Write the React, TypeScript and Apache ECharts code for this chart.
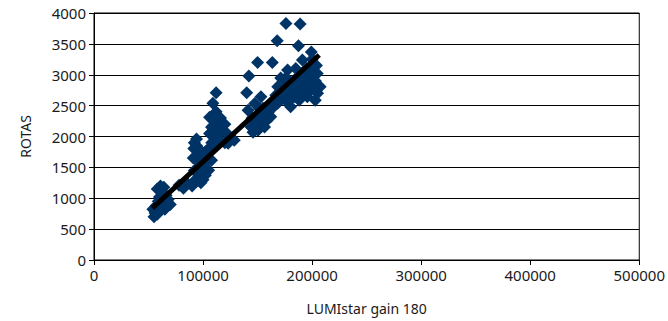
import React, { useEffect, useRef } from "react";
import * as echarts from "echarts";

const xTicks = [0, 100000, 200000, 300000, 400000, 500000];
const yTicks = [0, 500, 1000, 1500, 2000, 2500, 3000, 3500, 4000];

const lumiValues = [
  55000, 56000, 54000, 58000, 57000, 59000, 60000, 62000, 58000, 61000, 64000, 66000, 63000, 67000, 65000, 70000, 60000, 68000,
  78000, 82000,
  85000, 90000, 93000, 96000, 92000, 98000, 100000, 95000, 91000, 97000, 94000, 92000, 102000, 105000, 108000, 110000, 112000,
  115000, 118000, 120000, 122000, 125000, 108000, 110000, 112000, 109000, 112000, 106000, 94000, 114000, 116000, 120000, 106000,
  100000, 103000, 98000, 123000, 114000, 111000, 108000, 106600, 91500, 97500, 100500, 107800, 105100, 102100, 128600,
  141300, 147400, 153100, 144000, 147400, 150400, 156400, 159400, 162100, 168500, 145800, 152200, 159400, 154900,
  150000, 155000, 158000, 148000, 152000, 160000, 163000, 145000,
  168500, 174500, 174500, 183600, 183600, 180300, 188100, 192700, 198600, 198400, 195600, 204700, 207400, 201700, 199300,
  191100, 177500, 171200, 166700, 186600, 202900, 177500,
  170000, 175000, 180000, 185000, 190000, 195000, 200000, 193000, 197000, 203000, 178000, 182000, 188000, 172000, 165000,
  185000, 198000, 204000, 191000, 176000, 200000, 205000, 196000,
  176000, 189000, 168000, 187500, 150000, 163500, 142000, 140000
];
const rotasValues = [
  700, 760, 820, 740, 880, 950, 1020, 1100, 1150, 1200, 1180, 1050, 930, 880, 820, 900, 800, 980,
  1210, 1160,
  1250, 1200, 1300, 1380, 1450, 1500, 1420, 1600, 1650, 1700, 1850, 1900, 1750, 1800, 1900, 2000, 1850,
  1950, 2100, 1900, 2050, 1950, 2150, 2250, 2400, 2540, 2710, 2310, 1960, 2200, 2300, 2200, 2050,
  1300, 1600, 1250, 1890, 2074, 2292, 2155, 2048, 1805, 1777, 1696, 1615, 1453, 1371, 1940,
  2426, 2535, 2642, 2155, 2264, 2102, 2155, 2480, 2318, 2540, 2070, 2232, 2345, 2459,
  2300, 2350, 2250, 2150, 2450, 2400, 2450, 2300,
  2805, 2697, 2913, 2913, 2642, 2480, 2589, 3022, 2913, 2751, 2642, 3022, 2805, 3129, 3368,
  3238, 3075, 2946, 2670, 2832, 2589, 2556,
  2600, 2800, 2700, 2900, 3000, 3100, 3250, 2850, 2950, 2900, 2600, 2800, 2750, 2700, 2550,
  3100, 3050, 3150, 2700, 2950, 2800, 2700, 2780,
  3830, 3820, 3550, 3470, 3200, 3200, 2980, 2710
];

const trendX = [53500, 206500];
const trendY = [840, 3320];

const FONT = "'Noto Sans', sans-serif";
const TEXT = "#1a1a1a";

export default function App() {
  const ref = useRef<HTMLDivElement>(null);
  useEffect(() => {
    if (!ref.current) return;
    const chart = echarts.init(ref.current, undefined, { renderer: "svg" });
    const points = lumiValues.map((x, i) => [x, rotasValues[i]]);
    const trend = trendX.map((x, i) => [x, trendY[i]]);
    const plain = (v: number) => String(v);
    chart.setOption({
      animation: false,
      backgroundColor: "#ffffff",
      grid: {
        left: 94,
        right: 22,
        top: 13,
        bottom: 61,
        show: true,
        borderColor: "#000000",
        borderWidth: 1,
        backgroundColor: "transparent",
      },
      xAxis: {
        type: "value",
        min: xTicks[0],
        max: xTicks[xTicks.length - 1],
        interval: xTicks[1] - xTicks[0],
        name: "LUMIstar gain 180",
        nameLocation: "middle",
        nameGap: 41,
        nameTextStyle: { fontFamily: FONT, fontSize: 14, color: TEXT },
        axisLine: { show: true, onZero: false, lineStyle: { color: "#000", width: 1 } },
        axisTick: { show: true, inside: false, length: 5, lineStyle: { color: "#000" } },
        axisLabel: { fontFamily: FONT, fontSize: 15, color: TEXT, margin: 7, formatter: plain },
        splitLine: { show: false },
      },
      yAxis: {
        type: "value",
        min: yTicks[0],
        max: yTicks[yTicks.length - 1],
        interval: yTicks[1] - yTicks[0],
        name: "ROTAS",
        nameLocation: "middle",
        nameGap: 62,
        nameTextStyle: { fontFamily: FONT, fontSize: 14, color: TEXT },
        axisLine: { show: true, onZero: false, lineStyle: { color: "#000", width: 1 } },
        axisTick: { show: true, inside: false, length: 5, lineStyle: { color: "#000" } },
        axisLabel: { fontFamily: FONT, fontSize: 15, color: TEXT, margin: 8, formatter: plain },
        splitLine: { show: true, lineStyle: { color: "#000", width: 1 } },
      },
      series: [
        {
          type: "scatter",
          data: points,
          symbol: "diamond",
          symbolSize: 13,
          itemStyle: { color: "#003366", opacity: 1, borderWidth: 0 },
          emphasis: { disabled: true },
          z: 2,
        },
        {
          type: "line",
          data: trend,
          symbol: "none",
          lineStyle: { color: "#000000", width: 5 },
          z: 3,
        },
      ],
    });
    return () => chart.dispose();
  }, []);
  return (
    <div
      ref={ref}
      style={{ position: "fixed", left: 0, top: 0, width: 668, height: 321 }}
    />
  );
}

* * *

◆ YOUR OBJECTIVE:
Copy every line above that includes the string "React".

◆ EXERCISE SOLUTION:
Write the React, TypeScript and Apache ECharts code for this chart.
import React, { useEffect, useRef } from "react";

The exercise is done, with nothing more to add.